Mais tout de même, dès novembre 2007, EUREX, une filiale des opérateurs boursiers allemand Deutsche Börse et suisse SWX aurait mis la Société Générale en garde sur ses positions particulièrement spéculatives prises sur ces marchés lesquels justement était le champ de travail de Jérôme KERVIEL.

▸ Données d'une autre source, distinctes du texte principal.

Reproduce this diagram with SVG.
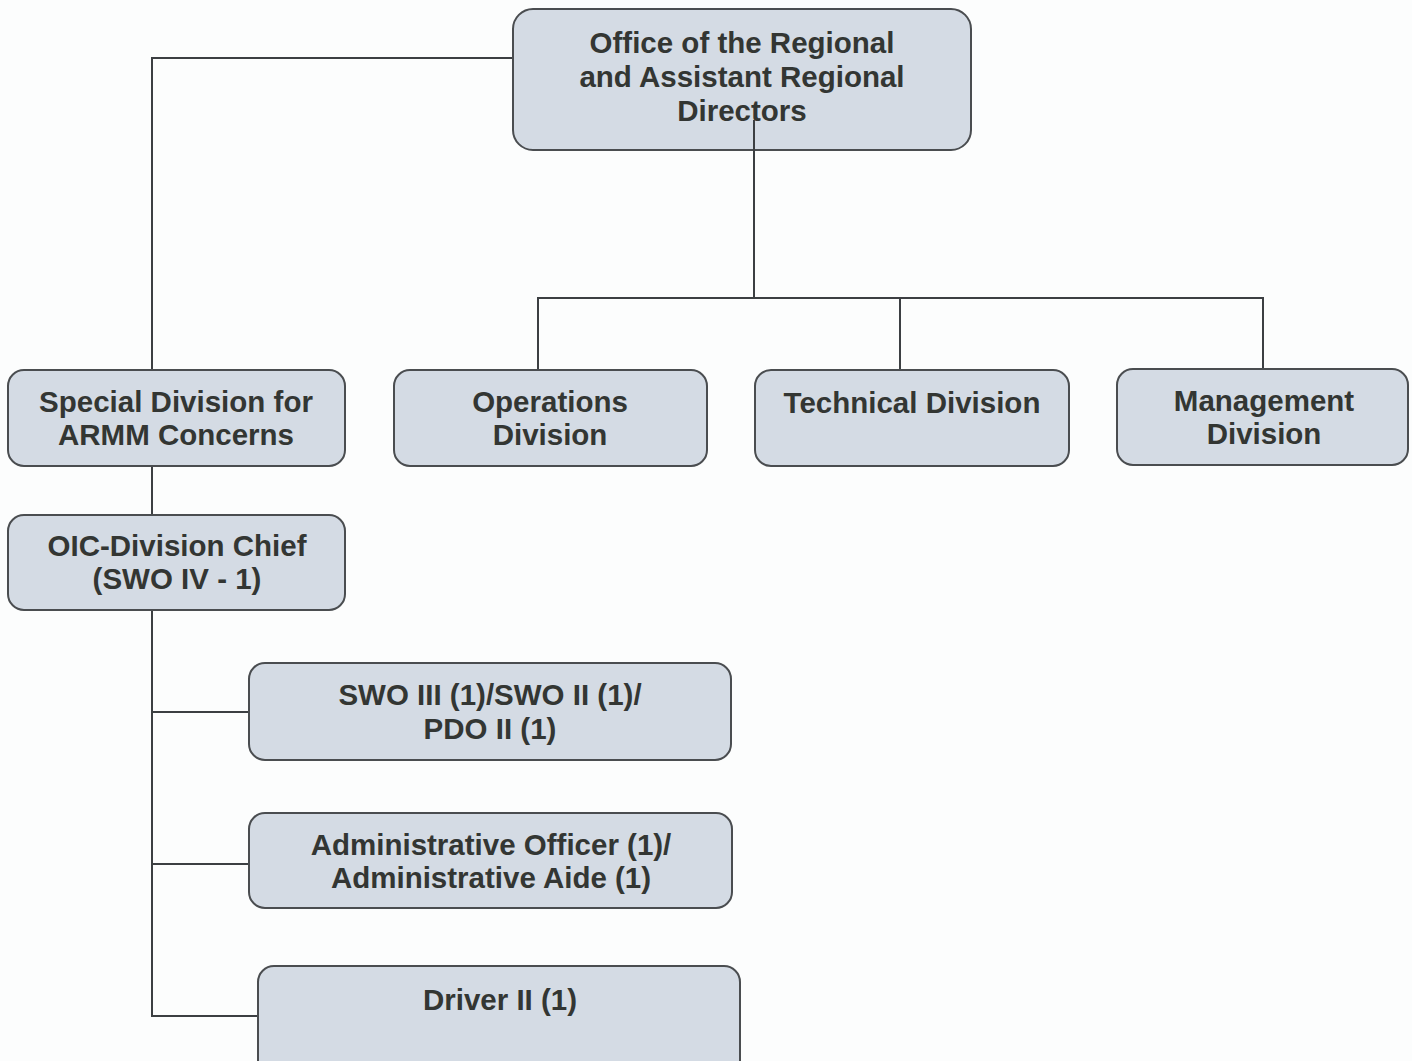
<svg xmlns="http://www.w3.org/2000/svg" width="1412" height="1061" viewBox="0 0 1412 1061">
  <style>
    .box { fill: #d4dbe4; stroke: #4a4d50; stroke-width: 2; }
    .lbl { font-family: "Liberation Sans", Arial, sans-serif; font-weight: bold; font-size: 29.5px; fill: #333633; text-anchor: middle; }
    .wire { fill: none; stroke: #3c3f42; stroke-width: 2; }
  </style>
  <rect width="1412" height="1061" fill="#fcfdfd"/>

  <g id="connectors">
    <path class="wire" d="M513 58 H152 V370"/>
    <path class="wire" d="M152 466 V515"/>
    <path class="wire" d="M152 610 V1016 H258"/>
    <path class="wire" d="M152 712 H249"/>
    <path class="wire" d="M152 864 H249"/>
    <path class="wire" d="M538 370 V298 H1263 V370"/>
    <path class="wire" d="M900 298 V370"/>
  </g>

  <g id="regional-office">
    <rect class="box" x="513" y="9" width="458" height="141" rx="20"/>
    <text class="lbl" x="742" y="53">Office of the Regional</text>
    <text class="lbl" x="742" y="87">and Assistant Regional</text>
    <text class="lbl" x="742" y="121">Directors</text>
  </g>
  <!-- trunk to the divisions starts inside the office box -->
  <path class="wire" d="M754 120 V298"/>

  <g id="special-division">
    <rect class="box" x="8" y="370" width="337" height="96" rx="16"/>
    <text class="lbl" x="176" y="412">Special Division for</text>
    <text class="lbl" x="176" y="445">ARMM Concerns</text>
  </g>

  <g id="operations-division">
    <rect class="box" x="394" y="370" width="313" height="96" rx="16"/>
    <text class="lbl" x="550" y="412">Operations</text>
    <text class="lbl" x="550" y="445">Division</text>
  </g>

  <g id="technical-division">
    <rect class="box" x="755" y="370" width="314" height="96" rx="16"/>
    <text class="lbl" x="912" y="413">Technical Division</text>
  </g>

  <g id="management-division">
    <rect class="box" x="1117" y="369" width="291" height="96" rx="16"/>
    <text class="lbl" x="1264" y="411">Management</text>
    <text class="lbl" x="1264" y="444">Division</text>
  </g>

  <g id="oic-division-chief">
    <rect class="box" x="8" y="515" width="337" height="95" rx="16"/>
    <text class="lbl" x="177" y="556">OIC-Division Chief</text>
    <text class="lbl" x="177" y="589">(SWO IV - 1)</text>
  </g>

  <g id="swo-pdo">
    <rect class="box" x="249" y="663" width="482" height="97" rx="16"/>
    <text class="lbl" x="490" y="705">SWO III (1)/SWO II (1)/</text>
    <text class="lbl" x="490" y="739">PDO II (1)</text>
  </g>

  <g id="administrative">
    <rect class="box" x="249" y="813" width="483" height="95" rx="16"/>
    <text class="lbl" x="491" y="855">Administrative Officer (1)/</text>
    <text class="lbl" x="491" y="888">Administrative Aide (1)</text>
  </g>

  <g id="driver">
    <rect class="box" x="258" y="966" width="482" height="110" rx="16"/>
    <text class="lbl" x="500" y="1010">Driver II (1)</text>
  </g>
</svg>
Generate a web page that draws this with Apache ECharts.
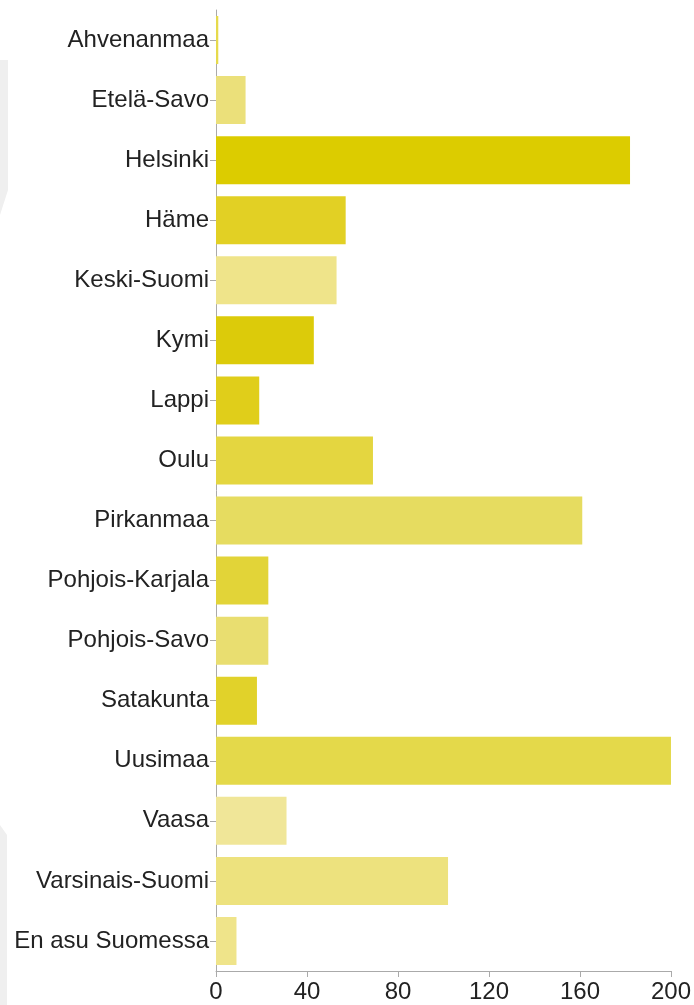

Comme le dit un dirigeant chrétien d'entreprise : "Parce qu'elle privilégie à l'excès le profit, les rémunérations individuelles, l'économie financière provoque parfois une perte de repères". Personnellement j'aurais supprimé les mots "à l'excès" et "parfois". Il n'est tout simplement pas possible de traiter l'argent comme une marchandise. Quand un spéculateur gagne, il y a nécessairement un perdant quelque part, lequel peut être ruiné par les manoeuvres tordues d'un combinard. Et cela n'est pas admissible. Le seul argent honnête est celui que l'on gagne par son travail, ou en rétribution du service que constitue l'investissement de ses économies personnelles dans une entreprise. Le capitalisme ne se justifie que si les titres sont au nom du porteur et qu'ils demeurent incessibles définitivement ou en tout cas pendant une durée raisonnable et qui ne peut être inférieure à quelques années. Espérer gagner de l'argent en spéculant à court termes sur les actions est immoral. Point. Je sais que je risque de peiner quelques uns de mes lecteurs. Là n'est pas mon but. Il est de faire réfléchir sur les conséquences économiques de ses choix.